Minha mãe se aproximou. Choramos os três abraçados na varanda. Peguei minha mochila, coloquei meus óculos e o fone de ouvido. Já estava atrasado para o ônibus.

"-Filho quando você vai melhorar?"
"-Não sei pai, não sei."

Hoje, me sinto abençoado por ter o pai mais compreensível do mundo. Ele é um herói que não usa capa. É meu herói. É meu herói. 

sábado, 1 de julho de 2017

"Preciso de um herói pra me salvar agora"

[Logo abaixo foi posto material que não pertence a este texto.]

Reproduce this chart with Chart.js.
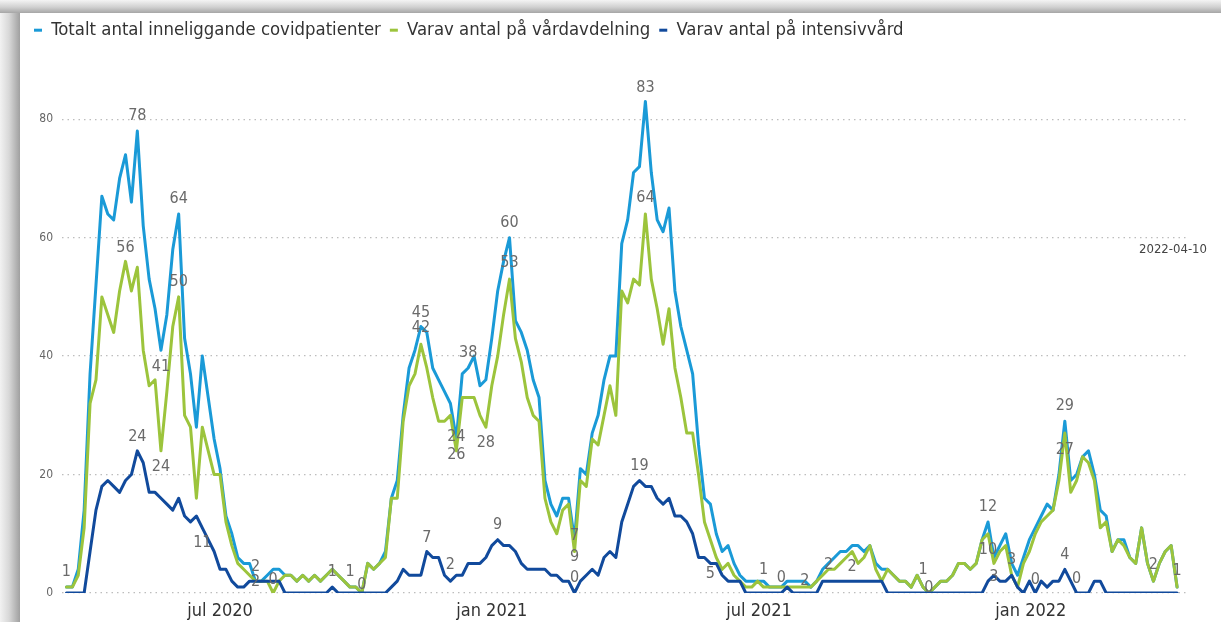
<!DOCTYPE html>
<html><head><meta charset="utf-8">
<script src="https://cdn.jsdelivr.net/npm/chart.js@4.4.1/dist/chart.umd.min.js"></script>
<style>
html,body{margin:0;padding:0;background:#fff;overflow:hidden}
#wrap{position:relative;width:1221px;height:622px;overflow:hidden;background:#fff}
#sl{position:absolute;left:0;top:0;width:20px;height:622px;background:linear-gradient(to right,#f2f2f2 0%,#d8d8d8 45%,#a0a0a0 100%)}
#st{position:absolute;left:0;top:0;width:1221px;height:13px;background:linear-gradient(to bottom,#f4f4f4 0%,#d0d0d0 55%,#a6a6a6 100%)}
#cv{position:absolute;left:0;top:0;width:1221px;height:622px}
</style></head><body>
<div id="wrap"><div id="sl"></div><div id="st"></div><div id="cv"><canvas id="c"></canvas></div></div>
<script>
// ---- data ----
const firstDate = '2020-03-19';
const dayStep = 4;
const seriesNames = ['Totalt antal inneliggande covidpatienter', 'Varav antal på vårdavdelning', 'Varav antal på intensivvård'];
const totalValues = [
1,1,4,14,37,52,67,64,63,70,
74,66,78,62,53,48,41,47,58,64,
43,37,28,40,33,26,21,13,10,6,
5,5,2,2,3,4,4,3,3,2,
3,2,3,2,3,4,3,2,1,1,
0,5,4,5,7,16,19,30,38,41,
45,44,38,36,34,32,26,37,38,40,
35,36,43,51,56,60,46,44,41,36,
33,19,15,13,16,16,9,21,20,27,
30,36,40,40,59,63,71,72,83,71,
63,61,65,51,45,41,37,25,16,15,
10,7,8,5,3,2,2,2,2,1,
1,1,2,2,2,2,1,2,4,5,
6,7,7,8,8,7,8,5,4,4,
3,2,2,1,3,1,0,1,2,2,
3,5,5,4,5,9,12,6,8,10,
5,3,6,9,11,13,15,14,20,29,
19,20,23,24,20,14,13,7,9,9,
6,5,11,5,2,5,7,8,1];
const wardValues = [
1,1,3,11,32,36,50,47,44,51,
56,51,55,41,35,36,24,34,45,50,
30,28,16,28,24,20,20,12,8,5,
4,3,2,2,2,0,2,3,3,2,
3,2,3,2,3,4,3,2,1,1,
0,5,4,5,6,16,16,29,35,37,
42,38,33,29,29,30,24,33,33,33,
30,28,35,40,47,53,43,39,33,30,
29,16,12,10,14,15,7,19,18,26,
25,30,35,30,51,49,53,52,64,53,
48,42,48,38,33,27,27,20,12,9,
6,4,5,3,2,1,1,2,1,1,
1,1,1,1,1,1,1,2,3,4,
4,5,6,7,5,6,8,4,2,4,
3,2,2,1,3,1,0,1,2,2,
3,5,5,4,5,9,10,5,7,8,
3,1,5,7,10,12,13,14,19,27,
17,19,23,22,19,11,12,7,9,8,
6,5,11,5,2,5,7,8,1];
const icuValues = [
0,0,0,0,7,14,18,19,18,17,
19,20,24,22,17,17,16,15,14,16,
13,12,13,11,9,7,4,4,2,1,
1,2,2,2,2,2,2,0,0,0,
0,0,0,0,0,1,0,0,0,0,
0,0,0,0,0,1,2,4,3,3,
3,7,6,6,3,2,3,3,5,5,
5,6,8,9,8,8,7,5,4,4,
4,4,3,3,2,2,0,2,3,4,
3,6,7,6,12,15,18,19,18,18,
16,15,16,13,13,12,10,6,6,5,
5,3,2,2,2,0,0,0,0,0,
0,0,1,0,0,0,0,0,2,2,
2,2,2,2,2,2,2,2,2,0,
0,0,0,0,0,0,0,0,0,0,
0,0,0,0,0,0,2,3,2,2,
3,1,0,2,0,2,1,2,2,4,
2,0,0,0,2,2,0,0,0,0,
0,0,0,0,0,0,0,0,0];
const tickDates = ['2020-07-01', '2021-01-01', '2021-07-01', '2022-01-01'];
const tickLabels = ['jul 2020', 'jan 2021', 'jul 2021', 'jan 2022'];
const yTickValues = [0, 20, 40, 60, 80];
const dateNote = '2022-04-10';
// labelled points: [series, index, vertical offset]
const pointLabels = [[1,0,-15],[0,12,-15],[1,10,-14],[0,19,-15],[1,19,-15],[0,16,17],[1,16,16],[2,12,-14],[2,23,15],[0,32,-14],[2,32,1],[1,35,-13],[2,45,-15],[1,48,-15],[1,50,-8],[0,60,-14],[1,60,-16],[2,61,-14],[2,65,-16],[1,66,-14],[0,66,16],[0,68,-15],[1,71,16],[2,73,-15],[0,75,-15],[1,75,-16],[1,86,-16],[0,86,17],[2,86,-15],[0,98,-14],[1,98,-16],[2,97,-15],[2,109,10],[1,118,-17],[2,121,-15],[0,125,0],[2,129,-16],[2,133,-14],[1,145,-17],[1,146,-5],[0,156,-15],[1,156,16],[2,157,2],[2,160,-15],[2,164,-13],[0,169,-15],[1,169,17],[2,169,-14],[2,171,-14],[1,184,-16],[1,188,-16]];

// ---- derived ----
const DAY = 86400000;
const dayOf = d => Math.round((Date.parse(d) - Date.parse(firstDate)) / DAY);
const categories = totalValues.map((_, i) => new Date(Date.parse(firstDate) + i * dayStep * DAY).toISOString().slice(0, 10));
const xDays = categories.map(dayOf);
const tickDays = tickDates.map(dayOf);
const toPts = arr => arr.map((v, i) => ({x: xDays[i], y: v}));

const FONT = "'Liberation Sans Narrow', 'DejaVu Sans Condensed', 'Roboto', sans-serif";
const colors = ['#1a9ad7', '#9cc43c', '#114a9c'];

const legendFit = {
  id: 'legendFit',
  beforeInit(chart) {
    const orig = chart.legend.fit;
    chart.legend.fit = function () { orig.call(this); this.height = 48; };
  }
};
const labelPlugin = {
  id: 'pointLabels',
  afterDatasetsDraw(chart) {
    const ctx = chart.ctx;
    ctx.save();
    ctx.font = '16px ' + FONT;
    ctx.fillStyle = '#6a6a6a';
    ctx.textAlign = 'center';
    ctx.textBaseline = 'middle';
    for (const [s, i, dy] of pointLabels) {
      const el = chart.getDatasetMeta(s).data[i];
      const v = chart.data.datasets[s].data[i].y;
      ctx.fillText(String(v), el.x, el.y + dy);
    }
    const ys = chart.scales.y;
    ctx.font = '13px ' + FONT;
    ctx.fillStyle = '#444';
    ctx.textAlign = 'right';
    ctx.textBaseline = 'alphabetic';
    ctx.fillText(dateNote, chart.chartArea.right + 19, ys.getPixelForValue(60) + 15);
    ctx.restore();
  }
};

new Chart(document.getElementById('c'), {
  type: 'line',
  data: {
    datasets: [
      {label: seriesNames[0], data: toPts(totalValues), borderColor: colors[0], backgroundColor: colors[0], order: 2},
      {label: seriesNames[1], data: toPts(wardValues), borderColor: colors[1], backgroundColor: colors[1], order: 1},
      {label: seriesNames[2], data: toPts(icuValues), borderColor: colors[2], backgroundColor: colors[2], order: 0}
    ]
  },
  options: {
    responsive: true,
    maintainAspectRatio: false,
    animation: false,
    devicePixelRatio: 1,
    elements: {
      line: {borderWidth: 3, tension: 0, borderJoinStyle: 'round', borderCapStyle: 'round'},
      point: {radius: 0, hoverRadius: 0}
    },
    layout: {padding: {left: 25, right: 33, top: 12, bottom: 0}},
    plugins: {
      tooltip: {enabled: false},
      legend: {
        position: 'top',
        align: 'start',
        labels: {
          boxWidth: 8, boxHeight: 3, padding: 9, color: '#333',
          font: {family: FONT, size: 18.4},
          sort: (a, b) => a.datasetIndex - b.datasetIndex,
          generateLabels: chart => Chart.defaults.plugins.legend.labels.generateLabels(chart).map(l => Object.assign(l, {lineWidth: 0, fillStyle: colors[l.datasetIndex]}))
        }
      }
    },
    scales: {
      x: {
        type: 'linear',
        min: -3,
        max: dayOf(dateNote) + 7.4,
        grid: {display: false, drawTicks: false},
        border: {display: false},
        afterBuildTicks: ax => { ax.ticks = tickDays.map(v => ({value: v})); },
        afterFit: ax => { ax.height = 29; },
        ticks: {
          autoSkip: false, maxRotation: 0, padding: 8, color: '#333',
          font: {family: FONT, size: 18},
          callback: v => tickLabels[tickDays.indexOf(v)] || ''
        }
      },
      y: {
        min: 0, max: 90,
        afterBuildTicks: ax => { ax.ticks = yTickValues.map(v => ({value: v})); },
        afterFit: ax => { ax.width = 37; },
        grid: {color: '#bdbdbd', lineWidth: 1.3, drawTicks: false},
        border: {display: false, dash: [1.5, 4]},
        ticks: {padding: 9, color: '#666', font: {family: FONT, size: 12}}
      }
    }
  },
  plugins: [legendFit, labelPlugin]
});
</script>
</body></html>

"Depois de um tempo, você começa a perceber que as coisas não vão sempre na direção certa. 

Ao desenhar um rosto no vidro da janela de um carro em movimento, com certeza o desenho saíra torto. E, acelerar o mesmo carro para tentar evitar uma nuvem de mau presságio no céu, será inválido. Você não será rápido o suficiente. Não mesmo. Os tentáculos - desenhados no céu - de tudo que você tenta fugir agarrará seus tornozelos, pulsos e pescoço até você ser sufocado e quebrado ao meio. Aquilo que você deixou para trás quando tentou fazer tudo melhor, já eras, não volta mais. 

Claro, você poderia não ter feito tudo o que disse que nunca faria: chorar, agir, desejar, criar, destruir, pensar, amar, sentir, sentir os pensamentos. E com maior ou menor grau fez. e, hoje chora e se pergunta: "Por quê isso?" E com certeza  você não sabe, talvez nunca saberá. Não, você não sabe por que fez todas estas coisas. Sempre pareceu a coisa certa a fazer. No entanto, depois de um tempo, você começa a perceber que: "as coisas nem sempre são/valem o que parecem ser/valer."

Agora - durante este terrível desespero - há apenas dois lugares para correr: Aqui sozinho ou nos seus braços, se eles ainda conseguirem me confortar."